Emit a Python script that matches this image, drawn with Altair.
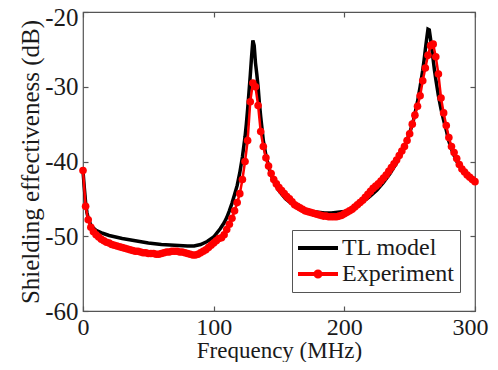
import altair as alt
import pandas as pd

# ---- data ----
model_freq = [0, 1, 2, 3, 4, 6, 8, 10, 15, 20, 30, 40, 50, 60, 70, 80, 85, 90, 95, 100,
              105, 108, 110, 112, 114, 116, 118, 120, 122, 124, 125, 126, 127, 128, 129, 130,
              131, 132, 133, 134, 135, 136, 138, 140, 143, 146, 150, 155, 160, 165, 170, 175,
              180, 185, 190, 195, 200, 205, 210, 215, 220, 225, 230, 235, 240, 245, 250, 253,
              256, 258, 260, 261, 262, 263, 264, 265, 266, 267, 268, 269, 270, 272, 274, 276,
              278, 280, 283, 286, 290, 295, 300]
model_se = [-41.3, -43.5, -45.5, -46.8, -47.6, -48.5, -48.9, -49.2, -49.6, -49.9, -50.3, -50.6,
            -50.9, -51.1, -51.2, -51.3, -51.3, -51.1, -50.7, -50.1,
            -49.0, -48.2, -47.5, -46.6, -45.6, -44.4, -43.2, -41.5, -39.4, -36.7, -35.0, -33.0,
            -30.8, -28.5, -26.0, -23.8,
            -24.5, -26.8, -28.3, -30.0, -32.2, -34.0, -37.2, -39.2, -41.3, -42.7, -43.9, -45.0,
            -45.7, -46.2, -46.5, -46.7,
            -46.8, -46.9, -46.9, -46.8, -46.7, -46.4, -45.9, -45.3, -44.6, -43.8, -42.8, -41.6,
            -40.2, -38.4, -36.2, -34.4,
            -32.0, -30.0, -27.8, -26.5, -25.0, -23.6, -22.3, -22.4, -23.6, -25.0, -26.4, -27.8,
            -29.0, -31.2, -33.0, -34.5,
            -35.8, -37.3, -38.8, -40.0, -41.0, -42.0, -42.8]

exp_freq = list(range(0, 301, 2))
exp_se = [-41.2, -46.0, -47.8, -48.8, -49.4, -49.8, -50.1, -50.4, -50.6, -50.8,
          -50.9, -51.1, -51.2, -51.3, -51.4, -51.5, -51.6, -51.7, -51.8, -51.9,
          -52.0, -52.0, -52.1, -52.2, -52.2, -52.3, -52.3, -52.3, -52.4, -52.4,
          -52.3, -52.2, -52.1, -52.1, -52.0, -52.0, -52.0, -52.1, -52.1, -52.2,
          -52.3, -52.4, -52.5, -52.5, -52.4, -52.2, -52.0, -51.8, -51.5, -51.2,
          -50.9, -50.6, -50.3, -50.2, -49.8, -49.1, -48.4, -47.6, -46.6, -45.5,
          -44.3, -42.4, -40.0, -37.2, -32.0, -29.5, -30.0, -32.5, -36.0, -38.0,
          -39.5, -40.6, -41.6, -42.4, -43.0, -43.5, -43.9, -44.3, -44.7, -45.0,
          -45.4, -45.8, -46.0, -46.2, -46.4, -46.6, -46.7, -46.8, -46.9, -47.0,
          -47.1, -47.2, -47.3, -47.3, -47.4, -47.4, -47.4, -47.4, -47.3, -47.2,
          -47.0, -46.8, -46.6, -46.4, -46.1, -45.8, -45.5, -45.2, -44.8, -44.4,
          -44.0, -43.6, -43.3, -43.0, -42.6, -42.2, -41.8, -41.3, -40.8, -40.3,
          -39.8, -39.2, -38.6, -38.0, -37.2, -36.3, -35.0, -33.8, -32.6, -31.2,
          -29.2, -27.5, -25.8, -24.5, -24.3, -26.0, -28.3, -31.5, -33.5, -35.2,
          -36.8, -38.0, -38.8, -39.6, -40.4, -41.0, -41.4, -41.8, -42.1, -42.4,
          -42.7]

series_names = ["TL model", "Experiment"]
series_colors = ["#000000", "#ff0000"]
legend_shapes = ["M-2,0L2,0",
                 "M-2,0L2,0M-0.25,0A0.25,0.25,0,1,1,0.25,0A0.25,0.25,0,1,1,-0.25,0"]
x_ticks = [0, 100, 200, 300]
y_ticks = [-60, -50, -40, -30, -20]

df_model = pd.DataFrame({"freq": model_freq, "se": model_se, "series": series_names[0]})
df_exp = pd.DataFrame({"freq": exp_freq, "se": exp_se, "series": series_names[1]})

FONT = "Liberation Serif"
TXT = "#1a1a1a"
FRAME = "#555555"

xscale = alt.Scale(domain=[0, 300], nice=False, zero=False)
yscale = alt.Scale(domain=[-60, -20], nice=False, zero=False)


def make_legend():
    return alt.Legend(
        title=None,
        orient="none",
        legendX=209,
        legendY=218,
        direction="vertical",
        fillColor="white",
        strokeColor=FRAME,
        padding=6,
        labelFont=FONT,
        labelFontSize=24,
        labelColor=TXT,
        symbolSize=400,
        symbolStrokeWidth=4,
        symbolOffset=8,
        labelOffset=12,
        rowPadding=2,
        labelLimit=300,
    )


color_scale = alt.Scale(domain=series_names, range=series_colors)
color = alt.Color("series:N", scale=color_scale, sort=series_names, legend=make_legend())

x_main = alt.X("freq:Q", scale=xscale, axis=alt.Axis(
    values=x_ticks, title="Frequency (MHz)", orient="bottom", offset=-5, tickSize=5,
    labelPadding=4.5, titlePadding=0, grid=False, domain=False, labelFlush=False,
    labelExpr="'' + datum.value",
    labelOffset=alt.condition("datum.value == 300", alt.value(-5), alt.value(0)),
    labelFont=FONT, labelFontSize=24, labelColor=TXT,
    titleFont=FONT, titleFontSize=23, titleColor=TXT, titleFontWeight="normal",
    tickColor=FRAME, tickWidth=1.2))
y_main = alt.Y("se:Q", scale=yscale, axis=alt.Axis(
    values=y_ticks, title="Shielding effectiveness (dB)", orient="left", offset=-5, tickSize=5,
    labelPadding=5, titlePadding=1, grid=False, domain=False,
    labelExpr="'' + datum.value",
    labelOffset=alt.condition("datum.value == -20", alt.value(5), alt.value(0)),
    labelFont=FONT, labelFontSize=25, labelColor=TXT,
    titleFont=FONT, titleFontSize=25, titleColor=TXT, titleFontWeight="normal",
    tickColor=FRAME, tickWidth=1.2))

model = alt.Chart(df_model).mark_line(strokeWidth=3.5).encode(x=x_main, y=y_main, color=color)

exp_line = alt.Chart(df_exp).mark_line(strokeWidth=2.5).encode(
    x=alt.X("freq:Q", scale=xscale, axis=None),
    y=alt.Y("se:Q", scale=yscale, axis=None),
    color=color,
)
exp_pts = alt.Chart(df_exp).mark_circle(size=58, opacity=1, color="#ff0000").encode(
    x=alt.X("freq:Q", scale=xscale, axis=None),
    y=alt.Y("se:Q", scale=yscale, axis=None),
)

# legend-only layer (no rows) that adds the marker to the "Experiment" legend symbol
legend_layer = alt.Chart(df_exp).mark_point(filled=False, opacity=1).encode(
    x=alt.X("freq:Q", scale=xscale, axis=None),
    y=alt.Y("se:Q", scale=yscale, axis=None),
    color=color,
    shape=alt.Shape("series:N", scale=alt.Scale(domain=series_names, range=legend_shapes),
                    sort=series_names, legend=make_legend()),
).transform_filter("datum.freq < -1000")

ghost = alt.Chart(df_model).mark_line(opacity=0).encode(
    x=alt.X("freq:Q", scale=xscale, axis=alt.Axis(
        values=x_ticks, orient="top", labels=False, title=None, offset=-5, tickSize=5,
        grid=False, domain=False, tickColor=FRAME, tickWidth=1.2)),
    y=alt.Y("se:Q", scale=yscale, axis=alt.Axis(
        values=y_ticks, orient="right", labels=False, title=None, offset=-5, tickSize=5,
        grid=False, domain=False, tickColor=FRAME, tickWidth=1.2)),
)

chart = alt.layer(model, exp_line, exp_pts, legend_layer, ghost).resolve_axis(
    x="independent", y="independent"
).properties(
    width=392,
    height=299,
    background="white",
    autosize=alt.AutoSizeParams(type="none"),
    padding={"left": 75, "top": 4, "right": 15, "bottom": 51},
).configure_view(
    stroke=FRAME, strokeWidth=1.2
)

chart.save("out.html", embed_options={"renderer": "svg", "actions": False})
==
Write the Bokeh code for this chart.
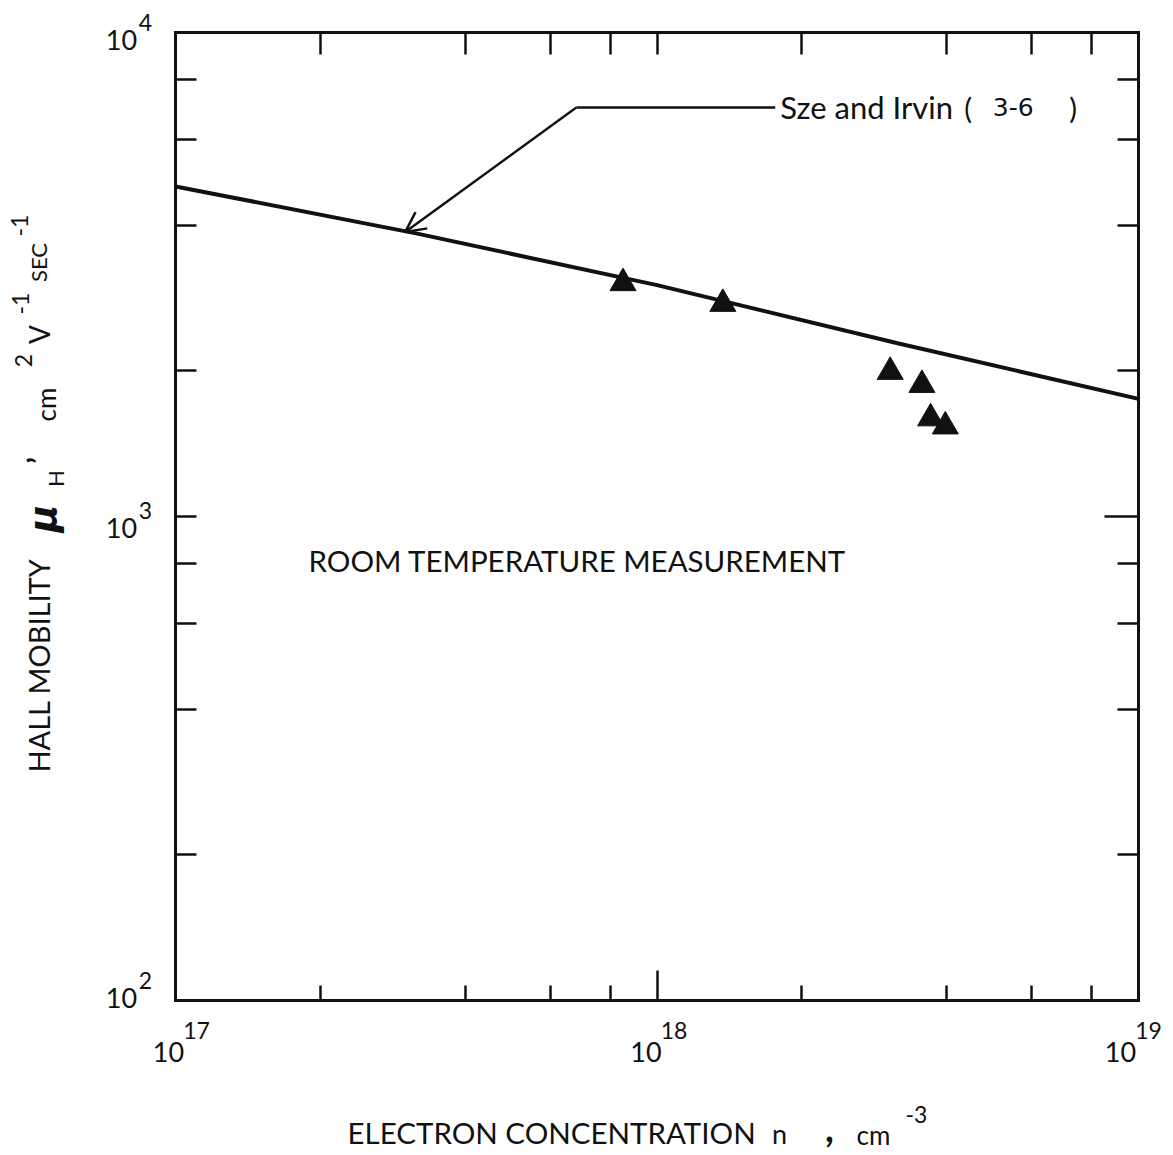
--
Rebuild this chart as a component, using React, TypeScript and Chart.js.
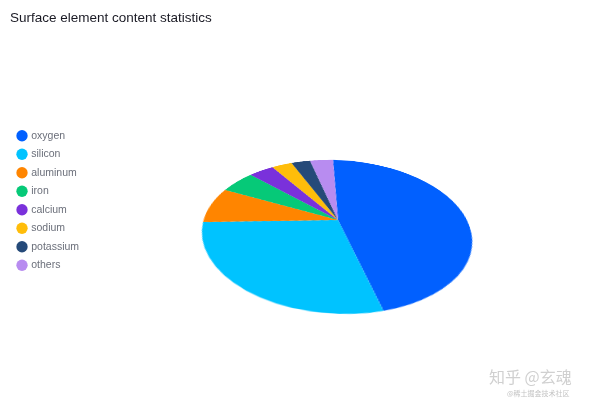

[What the exercise asks] Nothing but the lines from the one containing "Emit a Python" through the one containing "import pandas as pd" should be written out, exactly and with both ends. Pictures are left out.

[Response below]
Emit a Python script that matches this image, drawn with Altair.
import altair as alt
import pandas as pd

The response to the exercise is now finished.